— BEGIN —
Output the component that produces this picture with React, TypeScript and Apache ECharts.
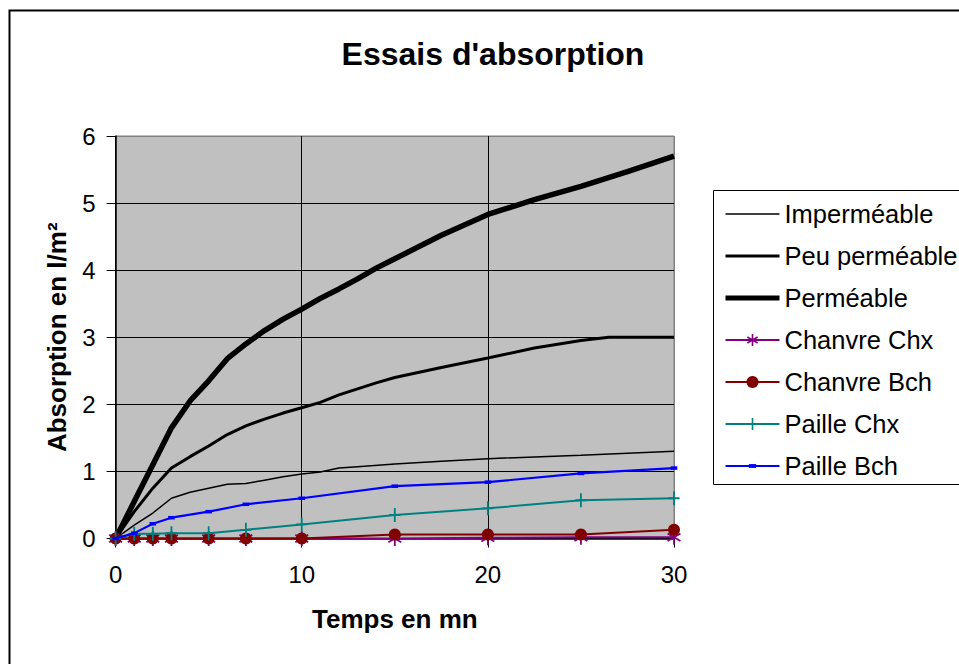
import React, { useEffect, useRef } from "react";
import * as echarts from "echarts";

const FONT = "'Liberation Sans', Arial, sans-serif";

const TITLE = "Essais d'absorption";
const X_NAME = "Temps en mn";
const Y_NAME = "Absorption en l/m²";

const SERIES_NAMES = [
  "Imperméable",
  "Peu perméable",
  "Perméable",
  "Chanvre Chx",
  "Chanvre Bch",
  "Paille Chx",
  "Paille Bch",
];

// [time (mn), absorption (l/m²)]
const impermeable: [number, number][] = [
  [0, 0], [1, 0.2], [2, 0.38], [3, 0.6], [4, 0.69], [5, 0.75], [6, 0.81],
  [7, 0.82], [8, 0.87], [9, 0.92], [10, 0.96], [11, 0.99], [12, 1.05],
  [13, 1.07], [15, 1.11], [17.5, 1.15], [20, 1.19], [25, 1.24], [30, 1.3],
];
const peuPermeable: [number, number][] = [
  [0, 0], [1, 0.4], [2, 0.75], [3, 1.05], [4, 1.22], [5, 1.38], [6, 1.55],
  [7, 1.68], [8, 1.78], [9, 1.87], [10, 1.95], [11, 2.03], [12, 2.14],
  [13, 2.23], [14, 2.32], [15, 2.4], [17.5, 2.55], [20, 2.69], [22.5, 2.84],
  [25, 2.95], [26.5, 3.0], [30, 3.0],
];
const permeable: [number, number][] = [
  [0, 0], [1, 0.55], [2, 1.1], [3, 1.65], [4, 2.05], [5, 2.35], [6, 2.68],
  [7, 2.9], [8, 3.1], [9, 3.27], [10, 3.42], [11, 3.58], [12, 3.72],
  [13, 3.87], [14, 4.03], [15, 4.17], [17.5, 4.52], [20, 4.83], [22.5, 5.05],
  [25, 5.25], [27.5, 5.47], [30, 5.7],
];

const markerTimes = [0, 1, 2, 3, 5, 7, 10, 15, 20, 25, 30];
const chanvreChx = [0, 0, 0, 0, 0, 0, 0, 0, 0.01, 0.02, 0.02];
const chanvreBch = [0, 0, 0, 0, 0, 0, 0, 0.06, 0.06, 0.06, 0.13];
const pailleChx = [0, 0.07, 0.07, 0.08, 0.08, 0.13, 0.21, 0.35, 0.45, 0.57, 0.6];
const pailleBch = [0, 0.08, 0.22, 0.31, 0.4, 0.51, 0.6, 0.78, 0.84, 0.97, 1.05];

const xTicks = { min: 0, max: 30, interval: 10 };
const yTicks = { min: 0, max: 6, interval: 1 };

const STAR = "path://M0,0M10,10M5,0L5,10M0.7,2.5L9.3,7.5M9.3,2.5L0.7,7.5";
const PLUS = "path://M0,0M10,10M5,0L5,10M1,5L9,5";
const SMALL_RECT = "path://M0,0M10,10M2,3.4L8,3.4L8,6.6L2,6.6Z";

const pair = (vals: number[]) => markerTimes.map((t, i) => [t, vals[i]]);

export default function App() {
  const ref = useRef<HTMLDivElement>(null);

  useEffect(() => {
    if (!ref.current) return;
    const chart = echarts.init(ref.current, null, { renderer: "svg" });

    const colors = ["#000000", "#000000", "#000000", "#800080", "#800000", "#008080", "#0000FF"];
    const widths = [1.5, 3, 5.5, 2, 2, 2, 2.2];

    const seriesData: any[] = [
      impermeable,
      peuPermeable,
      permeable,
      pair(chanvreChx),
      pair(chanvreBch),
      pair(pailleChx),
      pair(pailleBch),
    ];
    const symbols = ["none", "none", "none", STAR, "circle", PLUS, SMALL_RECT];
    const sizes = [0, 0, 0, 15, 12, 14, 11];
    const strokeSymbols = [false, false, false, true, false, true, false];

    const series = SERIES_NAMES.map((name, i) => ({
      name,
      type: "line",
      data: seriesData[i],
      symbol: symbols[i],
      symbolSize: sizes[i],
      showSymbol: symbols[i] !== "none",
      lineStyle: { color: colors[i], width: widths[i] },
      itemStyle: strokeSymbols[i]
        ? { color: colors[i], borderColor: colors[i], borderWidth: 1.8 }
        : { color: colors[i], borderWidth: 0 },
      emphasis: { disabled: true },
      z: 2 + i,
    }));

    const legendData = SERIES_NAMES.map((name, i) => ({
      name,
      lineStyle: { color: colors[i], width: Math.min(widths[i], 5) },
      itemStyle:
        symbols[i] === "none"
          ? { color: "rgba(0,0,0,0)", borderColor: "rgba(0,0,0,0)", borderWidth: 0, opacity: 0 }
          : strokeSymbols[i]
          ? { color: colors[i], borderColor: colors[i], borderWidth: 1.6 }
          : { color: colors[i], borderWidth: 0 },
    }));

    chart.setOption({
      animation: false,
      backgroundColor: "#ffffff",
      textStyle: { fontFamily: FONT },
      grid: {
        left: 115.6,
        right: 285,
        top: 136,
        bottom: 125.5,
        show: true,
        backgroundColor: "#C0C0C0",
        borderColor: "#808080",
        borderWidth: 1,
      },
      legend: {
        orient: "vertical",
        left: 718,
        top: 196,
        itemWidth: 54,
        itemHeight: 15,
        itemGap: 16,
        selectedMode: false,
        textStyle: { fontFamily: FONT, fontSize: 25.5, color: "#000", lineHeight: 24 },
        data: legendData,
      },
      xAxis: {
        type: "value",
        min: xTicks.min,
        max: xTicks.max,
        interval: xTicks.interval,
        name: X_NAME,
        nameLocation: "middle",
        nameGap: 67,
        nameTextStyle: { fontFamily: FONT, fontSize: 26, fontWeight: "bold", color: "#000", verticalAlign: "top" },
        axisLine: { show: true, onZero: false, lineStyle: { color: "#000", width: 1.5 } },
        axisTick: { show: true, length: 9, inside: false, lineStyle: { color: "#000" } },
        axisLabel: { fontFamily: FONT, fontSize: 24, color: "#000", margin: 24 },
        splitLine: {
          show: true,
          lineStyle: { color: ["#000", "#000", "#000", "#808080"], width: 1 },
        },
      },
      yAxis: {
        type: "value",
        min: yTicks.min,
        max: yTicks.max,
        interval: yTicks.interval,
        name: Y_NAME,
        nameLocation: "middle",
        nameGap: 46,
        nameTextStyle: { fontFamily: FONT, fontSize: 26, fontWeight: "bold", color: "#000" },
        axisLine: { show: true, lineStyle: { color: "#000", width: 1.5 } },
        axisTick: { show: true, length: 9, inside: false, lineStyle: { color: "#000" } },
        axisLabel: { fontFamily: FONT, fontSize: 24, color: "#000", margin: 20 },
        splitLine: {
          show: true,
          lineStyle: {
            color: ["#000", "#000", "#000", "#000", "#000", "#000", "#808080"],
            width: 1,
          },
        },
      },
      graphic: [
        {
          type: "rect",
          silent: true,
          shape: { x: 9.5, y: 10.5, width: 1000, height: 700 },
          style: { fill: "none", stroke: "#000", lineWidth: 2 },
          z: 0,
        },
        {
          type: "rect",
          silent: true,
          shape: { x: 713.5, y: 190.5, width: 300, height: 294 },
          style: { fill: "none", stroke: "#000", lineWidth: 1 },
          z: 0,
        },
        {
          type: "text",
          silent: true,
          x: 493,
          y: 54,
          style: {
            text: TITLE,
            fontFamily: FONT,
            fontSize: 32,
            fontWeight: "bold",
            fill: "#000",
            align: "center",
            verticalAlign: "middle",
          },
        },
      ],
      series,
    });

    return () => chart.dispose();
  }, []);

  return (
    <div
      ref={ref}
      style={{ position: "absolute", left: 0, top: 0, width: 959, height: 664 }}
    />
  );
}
— END —
Quote all the lines above exactly as given. Do not include the pictures.

Output the component that produces this picture with React, TypeScript and Apache ECharts.
import React, { useEffect, useRef } from "react";
import * as echarts from "echarts";

const FONT = "'Liberation Sans', Arial, sans-serif";

const TITLE = "Essais d'absorption";
const X_NAME = "Temps en mn";
const Y_NAME = "Absorption en l/m²";

const SERIES_NAMES = [
  "Imperméable",
  "Peu perméable",
  "Perméable",
  "Chanvre Chx",
  "Chanvre Bch",
  "Paille Chx",
  "Paille Bch",
];

// [time (mn), absorption (l/m²)]
const impermeable: [number, number][] = [
  [0, 0], [1, 0.2], [2, 0.38], [3, 0.6], [4, 0.69], [5, 0.75], [6, 0.81],
  [7, 0.82], [8, 0.87], [9, 0.92], [10, 0.96], [11, 0.99], [12, 1.05],
  [13, 1.07], [15, 1.11], [17.5, 1.15], [20, 1.19], [25, 1.24], [30, 1.3],
];
const peuPermeable: [number, number][] = [
  [0, 0], [1, 0.4], [2, 0.75], [3, 1.05], [4, 1.22], [5, 1.38], [6, 1.55],
  [7, 1.68], [8, 1.78], [9, 1.87], [10, 1.95], [11, 2.03], [12, 2.14],
  [13, 2.23], [14, 2.32], [15, 2.4], [17.5, 2.55], [20, 2.69], [22.5, 2.84],
  [25, 2.95], [26.5, 3.0], [30, 3.0],
];
const permeable: [number, number][] = [
  [0, 0], [1, 0.55], [2, 1.1], [3, 1.65], [4, 2.05], [5, 2.35], [6, 2.68],
  [7, 2.9], [8, 3.1], [9, 3.27], [10, 3.42], [11, 3.58], [12, 3.72],
  [13, 3.87], [14, 4.03], [15, 4.17], [17.5, 4.52], [20, 4.83], [22.5, 5.05],
  [25, 5.25], [27.5, 5.47], [30, 5.7],
];

const markerTimes = [0, 1, 2, 3, 5, 7, 10, 15, 20, 25, 30];
const chanvreChx = [0, 0, 0, 0, 0, 0, 0, 0, 0.01, 0.02, 0.02];
const chanvreBch = [0, 0, 0, 0, 0, 0, 0, 0.06, 0.06, 0.06, 0.13];
const pailleChx = [0, 0.07, 0.07, 0.08, 0.08, 0.13, 0.21, 0.35, 0.45, 0.57, 0.6];
const pailleBch = [0, 0.08, 0.22, 0.31, 0.4, 0.51, 0.6, 0.78, 0.84, 0.97, 1.05];

const xTicks = { min: 0, max: 30, interval: 10 };
const yTicks = { min: 0, max: 6, interval: 1 };

const STAR = "path://M0,0M10,10M5,0L5,10M0.7,2.5L9.3,7.5M9.3,2.5L0.7,7.5";
const PLUS = "path://M0,0M10,10M5,0L5,10M1,5L9,5";
const SMALL_RECT = "path://M0,0M10,10M2,3.4L8,3.4L8,6.6L2,6.6Z";

const pair = (vals: number[]) => markerTimes.map((t, i) => [t, vals[i]]);

export default function App() {
  const ref = useRef<HTMLDivElement>(null);

  useEffect(() => {
    if (!ref.current) return;
    const chart = echarts.init(ref.current, null, { renderer: "svg" });

    const colors = ["#000000", "#000000", "#000000", "#800080", "#800000", "#008080", "#0000FF"];
    const widths = [1.5, 3, 5.5, 2, 2, 2, 2.2];

    const seriesData: any[] = [
      impermeable,
      peuPermeable,
      permeable,
      pair(chanvreChx),
      pair(chanvreBch),
      pair(pailleChx),
      pair(pailleBch),
    ];
    const symbols = ["none", "none", "none", STAR, "circle", PLUS, SMALL_RECT];
    const sizes = [0, 0, 0, 15, 12, 14, 11];
    const strokeSymbols = [false, false, false, true, false, true, false];

    const series = SERIES_NAMES.map((name, i) => ({
      name,
      type: "line",
      data: seriesData[i],
      symbol: symbols[i],
      symbolSize: sizes[i],
      showSymbol: symbols[i] !== "none",
      lineStyle: { color: colors[i], width: widths[i] },
      itemStyle: strokeSymbols[i]
        ? { color: colors[i], borderColor: colors[i], borderWidth: 1.8 }
        : { color: colors[i], borderWidth: 0 },
      emphasis: { disabled: true },
      z: 2 + i,
    }));

    const legendData = SERIES_NAMES.map((name, i) => ({
      name,
      lineStyle: { color: colors[i], width: Math.min(widths[i], 5) },
      itemStyle:
        symbols[i] === "none"
          ? { color: "rgba(0,0,0,0)", borderColor: "rgba(0,0,0,0)", borderWidth: 0, opacity: 0 }
          : strokeSymbols[i]
          ? { color: colors[i], borderColor: colors[i], borderWidth: 1.6 }
          : { color: colors[i], borderWidth: 0 },
    }));

    chart.setOption({
      animation: false,
      backgroundColor: "#ffffff",
      textStyle: { fontFamily: FONT },
      grid: {
        left: 115.6,
        right: 285,
        top: 136,
        bottom: 125.5,
        show: true,
        backgroundColor: "#C0C0C0",
        borderColor: "#808080",
        borderWidth: 1,
      },
      legend: {
        orient: "vertical",
        left: 718,
        top: 196,
        itemWidth: 54,
        itemHeight: 15,
        itemGap: 16,
        selectedMode: false,
        textStyle: { fontFamily: FONT, fontSize: 25.5, color: "#000", lineHeight: 24 },
        data: legendData,
      },
      xAxis: {
        type: "value",
        min: xTicks.min,
        max: xTicks.max,
        interval: xTicks.interval,
        name: X_NAME,
        nameLocation: "middle",
        nameGap: 67,
        nameTextStyle: { fontFamily: FONT, fontSize: 26, fontWeight: "bold", color: "#000", verticalAlign: "top" },
        axisLine: { show: true, onZero: false, lineStyle: { color: "#000", width: 1.5 } },
        axisTick: { show: true, length: 9, inside: false, lineStyle: { color: "#000" } },
        axisLabel: { fontFamily: FONT, fontSize: 24, color: "#000", margin: 24 },
        splitLine: {
          show: true,
          lineStyle: { color: ["#000", "#000", "#000", "#808080"], width: 1 },
        },
      },
      yAxis: {
        type: "value",
        min: yTicks.min,
        max: yTicks.max,
        interval: yTicks.interval,
        name: Y_NAME,
        nameLocation: "middle",
        nameGap: 46,
        nameTextStyle: { fontFamily: FONT, fontSize: 26, fontWeight: "bold", color: "#000" },
        axisLine: { show: true, lineStyle: { color: "#000", width: 1.5 } },
        axisTick: { show: true, length: 9, inside: false, lineStyle: { color: "#000" } },
        axisLabel: { fontFamily: FONT, fontSize: 24, color: "#000", margin: 20 },
        splitLine: {
          show: true,
          lineStyle: {
            color: ["#000", "#000", "#000", "#000", "#000", "#000", "#808080"],
            width: 1,
          },
        },
      },
      graphic: [
        {
          type: "rect",
          silent: true,
          shape: { x: 9.5, y: 10.5, width: 1000, height: 700 },
          style: { fill: "none", stroke: "#000", lineWidth: 2 },
          z: 0,
        },
        {
          type: "rect",
          silent: true,
          shape: { x: 713.5, y: 190.5, width: 300, height: 294 },
          style: { fill: "none", stroke: "#000", lineWidth: 1 },
          z: 0,
        },
        {
          type: "text",
          silent: true,
          x: 493,
          y: 54,
          style: {
            text: TITLE,
            fontFamily: FONT,
            fontSize: 32,
            fontWeight: "bold",
            fill: "#000",
            align: "center",
            verticalAlign: "middle",
          },
        },
      ],
      series,
    });

    return () => chart.dispose();
  }, []);

  return (
    <div
      ref={ref}
      style={{ position: "absolute", left: 0, top: 0, width: 959, height: 664 }}
    />
  );
}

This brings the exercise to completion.